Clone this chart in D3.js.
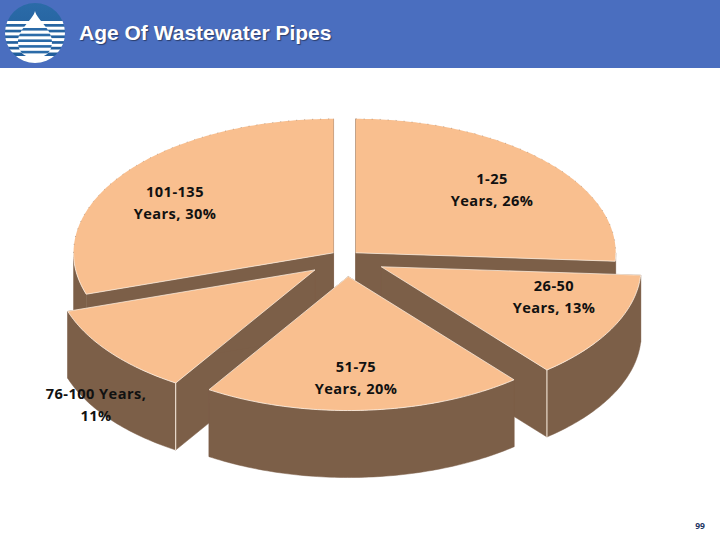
<!DOCTYPE html>
<html><head><meta charset="utf-8">
<script src="https://cdn.jsdelivr.net/npm/d3@7/dist/d3.min.js"></script>
<style>html,body{margin:0;padding:0;background:#fff}svg{display:block}</style>
</head><body><svg id="c" width="720" height="540"></svg>
<script>
const titleText = "Age Of Wastewater Pipes";
const categories = ["1-25 Years","26-50 Years","51-75 Years","76-100 Years","101-135 Years"];
const values = [26,13,20,11,30];
const explosion = [13.3,39.5,37,39.2,15.4];
const labelLines = [["1-25","Years, 26%"],["26-50","Years, 13%"],["51-75","Years, 20%"],["76-100 Years,","11%"],["101-135","Years, 30%"]];
const labelCenters = [[492,190],[554,297],[356,378],[96,405],[175,203]];
const pageNumber = "99";
const topCol = "#F9BF8F", sideCol = "#7C5F48";
const cx = 346, cy = 257.5, rx = 260, ry = 134, depth = 67;

const svg = d3.select("#c");
svg.append("rect").attr("width",720).attr("height",68).attr("fill","#4A6EBF");

// logo
const defs = svg.append("defs");
const g1 = defs.append("linearGradient").attr("id","lg").attr("x1",0).attr("x2",0).attr("y1",0).attr("y2",1);
g1.append("stop").attr("offset",0).attr("stop-color","#2B6BA8");
g1.append("stop").attr("offset",1).attr("stop-color","#1F5C99");
defs.append("clipPath").attr("id","lc").append("circle").attr("cx",35).attr("cy",33).attr("r",30);
const dropPath = "M35 11 C37 20 52 29 52 42 C52 53 44 58 35 58 C26 58 18 53 18 42 C18 29 33 20 35 11Z";
defs.append("clipPath").attr("id","ld").append("path").attr("d",dropPath);
const logo = svg.append("g");
const lc = logo.append("g").attr("clip-path","url(#lc)");
lc.append("rect").attr("x",5).attr("y",3).attr("width",60).attr("height",60).attr("fill","url(#lg)");
const stripes = d3.range(21,52,5.7);
lc.selectAll("rect.s").data(stripes).join("rect").attr("class","s")
  .attr("x",5).attr("width",60).attr("y",d=>d).attr("height",3).attr("fill","#fff");
lc.append("rect").attr("x",5).attr("y",56).attr("width",60).attr("height",8).attr("fill","#fff");
const ld = logo.append("g").attr("clip-path","url(#ld)");
ld.append("rect").attr("x",15).attr("y",8).attr("width",40).attr("height",52).attr("fill","#fff");
ld.selectAll("rect.t").data(d3.range(28,56,5.7)).join("rect").attr("class","t")
  .attr("x",15).attr("width",40).attr("y",d=>d).attr("height",2.6).attr("fill","#2B6BA8");

svg.append("text").attr("x",79).attr("y",40).attr("fill","#fff")
  .attr("font-family","Liberation Sans").attr("font-weight",700).attr("font-size",21)
  .style("text-shadow","1px 1px 1px rgba(30,40,70,.7)").text(titleText);

// pie
const pie = d3.pie().sort(null).startAngle(0).endAngle(2*Math.PI)(values);
const X = d3.scaleLinear().domain([-1,1]).range([-rx,rx]);
const Y = d3.scaleLinear().domain([-1,1]).range([-ry,ry]);
const pt = (a,ox,oy,z=0)=>[ox+X(Math.sin(a)),oy+Y(-Math.cos(a))+z];
const slices = pie.map((d,i)=>{
  const mid=(d.startAngle+d.endAngle)/2;
  return {...d,i,ox:cx+explosion[i]*Math.sin(mid),oy:cy-explosion[i]*(ry/rx)*Math.cos(mid)};
});
function arcPts(s,a0,a1,z=0){
  const n=Math.max(2,Math.ceil((a1-a0)*60));
  return d3.range(n+1).map(k=>pt(a0+(a1-a0)*k/n,s.ox,s.oy,z));
}
const line = d3.line();
const order=[0,4,1,3,2];
order.forEach(i=>{
  const s=slices[i], a0=s.startAngle, a1=s.endAngle;
  const g=svg.append("g");
  const A=[s.ox,s.oy], B=[s.ox,s.oy+depth];
  // radial walls
  [a0,a1].forEach(a=>{
    const P=pt(a,s.ox,s.oy),Q=pt(a,s.ox,s.oy,depth);
    g.append("path").attr("d",line([A,P,Q,B])+"Z").attr("fill",sideCol).attr("stroke",sideCol).attr("stroke-width",.5);
  });
  // outer wall (front half only)
  const f0=Math.max(a0,Math.PI/2), f1=Math.min(a1,3*Math.PI/2);
  const w0=a0<Math.PI/2&&a1>Math.PI/2?Math.PI/2:a0, w1=a1>3*Math.PI/2&&a0<3*Math.PI/2?3*Math.PI/2:a1;
  if(f1>f0){
    const top=arcPts(s,w0,w1), bot=arcPts(s,w0,w1,depth).reverse();
    g.append("path").attr("d",line(top.concat(bot))+"Z").attr("fill",sideCol).attr("stroke",sideCol).attr("stroke-width",.5);
  }
  // top
  g.append("path").attr("d",line([A,...arcPts(s,a0,a1)])+"Z").attr("fill",topCol);
  // speckled back rim
  const backA0=a0, backA1=Math.min(a1,Math.PI/2), back2A0=Math.max(a0,3*Math.PI/2);
  if(backA1>backA0) g.append("path").attr("d",line(arcPts(s,backA0,backA1))).attr("fill","none").attr("stroke","#5a4636").attr("stroke-opacity",.5).attr("stroke-width",.7).attr("stroke-dasharray","1 7");
  if(a1>back2A0) g.append("path").attr("d",line(arcPts(s,back2A0,a1))).attr("fill","none").attr("stroke","#5a4636").attr("stroke-opacity",.5).attr("stroke-width",.7).attr("stroke-dasharray","1 7");
  // light edge lines
  g.append("path").attr("d",line(arcPts(s,Math.max(a0,Math.PI/2),Math.min(a1,3*Math.PI/2)))).attr("fill","none").attr("stroke","#FFF3E6").attr("stroke-width",f1>f0?.8:0);
  [a0,a1].forEach(a=>{
    const P=pt(a,s.ox,s.oy);
    if(a>0&&a<2*Math.PI) g.append("path").attr("d",line([A,P])).attr("stroke","#FFF3E6").attr("stroke-width",.7).attr("fill","none");
    if(a>Math.PI/2+.2&&a<3*Math.PI/2-.2&&((i===1&&a===a1)||(i===3&&a===a0))){
      g.append("path").attr("d",line([P,pt(a,s.ox,s.oy,depth)])).attr("stroke","#FFF3E6").attr("stroke-width",1).attr("fill","none");
    }
  });
});

// labels
labelLines.forEach((ls,i)=>{
  const t=svg.append("text").attr("text-anchor","middle").attr("fill","#111")
    .attr("font-family","Open Sans").attr("font-weight",700).attr("font-size",14.6).attr("letter-spacing",.45);
  ls.forEach((l,k)=>t.append("tspan").attr("x",labelCenters[i][0]).attr("y",labelCenters[i][1]+(k-.5)*21.5+5).text(l));
});
svg.append("text").attr("x",700).attr("y",529).attr("text-anchor","middle").attr("fill","#1F3864")
  .attr("font-family","Open Sans").attr("font-weight",700).attr("font-size",8.5).text(pageNumber);
</script></body></html>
· · · ·
Given exercise –
Extract the full listing above verbatim; pictures are to be left out of the copy.

The result –
Clone this chart in D3.js.
<!DOCTYPE html>
<html><head><meta charset="utf-8">
<script src="https://cdn.jsdelivr.net/npm/d3@7/dist/d3.min.js"></script>
<style>html,body{margin:0;padding:0;background:#fff}svg{display:block}</style>
</head><body><svg id="c" width="720" height="540"></svg>
<script>
const titleText = "Age Of Wastewater Pipes";
const categories = ["1-25 Years","26-50 Years","51-75 Years","76-100 Years","101-135 Years"];
const values = [26,13,20,11,30];
const explosion = [13.3,39.5,37,39.2,15.4];
const labelLines = [["1-25","Years, 26%"],["26-50","Years, 13%"],["51-75","Years, 20%"],["76-100 Years,","11%"],["101-135","Years, 30%"]];
const labelCenters = [[492,190],[554,297],[356,378],[96,405],[175,203]];
const pageNumber = "99";
const topCol = "#F9BF8F", sideCol = "#7C5F48";
const cx = 346, cy = 257.5, rx = 260, ry = 134, depth = 67;

const svg = d3.select("#c");
svg.append("rect").attr("width",720).attr("height",68).attr("fill","#4A6EBF");

// logo
const defs = svg.append("defs");
const g1 = defs.append("linearGradient").attr("id","lg").attr("x1",0).attr("x2",0).attr("y1",0).attr("y2",1);
g1.append("stop").attr("offset",0).attr("stop-color","#2B6BA8");
g1.append("stop").attr("offset",1).attr("stop-color","#1F5C99");
defs.append("clipPath").attr("id","lc").append("circle").attr("cx",35).attr("cy",33).attr("r",30);
const dropPath = "M35 11 C37 20 52 29 52 42 C52 53 44 58 35 58 C26 58 18 53 18 42 C18 29 33 20 35 11Z";
defs.append("clipPath").attr("id","ld").append("path").attr("d",dropPath);
const logo = svg.append("g");
const lc = logo.append("g").attr("clip-path","url(#lc)");
lc.append("rect").attr("x",5).attr("y",3).attr("width",60).attr("height",60).attr("fill","url(#lg)");
const stripes = d3.range(21,52,5.7);
lc.selectAll("rect.s").data(stripes).join("rect").attr("class","s")
  .attr("x",5).attr("width",60).attr("y",d=>d).attr("height",3).attr("fill","#fff");
lc.append("rect").attr("x",5).attr("y",56).attr("width",60).attr("height",8).attr("fill","#fff");
const ld = logo.append("g").attr("clip-path","url(#ld)");
ld.append("rect").attr("x",15).attr("y",8).attr("width",40).attr("height",52).attr("fill","#fff");
ld.selectAll("rect.t").data(d3.range(28,56,5.7)).join("rect").attr("class","t")
  .attr("x",15).attr("width",40).attr("y",d=>d).attr("height",2.6).attr("fill","#2B6BA8");

svg.append("text").attr("x",79).attr("y",40).attr("fill","#fff")
  .attr("font-family","Liberation Sans").attr("font-weight",700).attr("font-size",21)
  .style("text-shadow","1px 1px 1px rgba(30,40,70,.7)").text(titleText);

// pie
const pie = d3.pie().sort(null).startAngle(0).endAngle(2*Math.PI)(values);
const X = d3.scaleLinear().domain([-1,1]).range([-rx,rx]);
const Y = d3.scaleLinear().domain([-1,1]).range([-ry,ry]);
const pt = (a,ox,oy,z=0)=>[ox+X(Math.sin(a)),oy+Y(-Math.cos(a))+z];
const slices = pie.map((d,i)=>{
  const mid=(d.startAngle+d.endAngle)/2;
  return {...d,i,ox:cx+explosion[i]*Math.sin(mid),oy:cy-explosion[i]*(ry/rx)*Math.cos(mid)};
});
function arcPts(s,a0,a1,z=0){
  const n=Math.max(2,Math.ceil((a1-a0)*60));
  return d3.range(n+1).map(k=>pt(a0+(a1-a0)*k/n,s.ox,s.oy,z));
}
const line = d3.line();
const order=[0,4,1,3,2];
order.forEach(i=>{
  const s=slices[i], a0=s.startAngle, a1=s.endAngle;
  const g=svg.append("g");
  const A=[s.ox,s.oy], B=[s.ox,s.oy+depth];
  // radial walls
  [a0,a1].forEach(a=>{
    const P=pt(a,s.ox,s.oy),Q=pt(a,s.ox,s.oy,depth);
    g.append("path").attr("d",line([A,P,Q,B])+"Z").attr("fill",sideCol).attr("stroke",sideCol).attr("stroke-width",.5);
  });
  // outer wall (front half only)
  const f0=Math.max(a0,Math.PI/2), f1=Math.min(a1,3*Math.PI/2);
  const w0=a0<Math.PI/2&&a1>Math.PI/2?Math.PI/2:a0, w1=a1>3*Math.PI/2&&a0<3*Math.PI/2?3*Math.PI/2:a1;
  if(f1>f0){
    const top=arcPts(s,w0,w1), bot=arcPts(s,w0,w1,depth).reverse();
    g.append("path").attr("d",line(top.concat(bot))+"Z").attr("fill",sideCol).attr("stroke",sideCol).attr("stroke-width",.5);
  }
  // top
  g.append("path").attr("d",line([A,...arcPts(s,a0,a1)])+"Z").attr("fill",topCol);
  // speckled back rim
  const backA0=a0, backA1=Math.min(a1,Math.PI/2), back2A0=Math.max(a0,3*Math.PI/2);
  if(backA1>backA0) g.append("path").attr("d",line(arcPts(s,backA0,backA1))).attr("fill","none").attr("stroke","#5a4636").attr("stroke-opacity",.5).attr("stroke-width",.7).attr("stroke-dasharray","1 7");
  if(a1>back2A0) g.append("path").attr("d",line(arcPts(s,back2A0,a1))).attr("fill","none").attr("stroke","#5a4636").attr("stroke-opacity",.5).attr("stroke-width",.7).attr("stroke-dasharray","1 7");
  // light edge lines
  g.append("path").attr("d",line(arcPts(s,Math.max(a0,Math.PI/2),Math.min(a1,3*Math.PI/2)))).attr("fill","none").attr("stroke","#FFF3E6").attr("stroke-width",f1>f0?.8:0);
  [a0,a1].forEach(a=>{
    const P=pt(a,s.ox,s.oy);
    if(a>0&&a<2*Math.PI) g.append("path").attr("d",line([A,P])).attr("stroke","#FFF3E6").attr("stroke-width",.7).attr("fill","none");
    if(a>Math.PI/2+.2&&a<3*Math.PI/2-.2&&((i===1&&a===a1)||(i===3&&a===a0))){
      g.append("path").attr("d",line([P,pt(a,s.ox,s.oy,depth)])).attr("stroke","#FFF3E6").attr("stroke-width",1).attr("fill","none");
    }
  });
});

// labels
labelLines.forEach((ls,i)=>{
  const t=svg.append("text").attr("text-anchor","middle").attr("fill","#111")
    .attr("font-family","Open Sans").attr("font-weight",700).attr("font-size",14.6).attr("letter-spacing",.45);
  ls.forEach((l,k)=>t.append("tspan").attr("x",labelCenters[i][0]).attr("y",labelCenters[i][1]+(k-.5)*21.5+5).text(l));
});
svg.append("text").attr("x",700).attr("y",529).attr("text-anchor","middle").attr("fill","#1F3864")
  .attr("font-family","Open Sans").attr("font-weight",700).attr("font-size",8.5).text(pageNumber);
</script></body></html>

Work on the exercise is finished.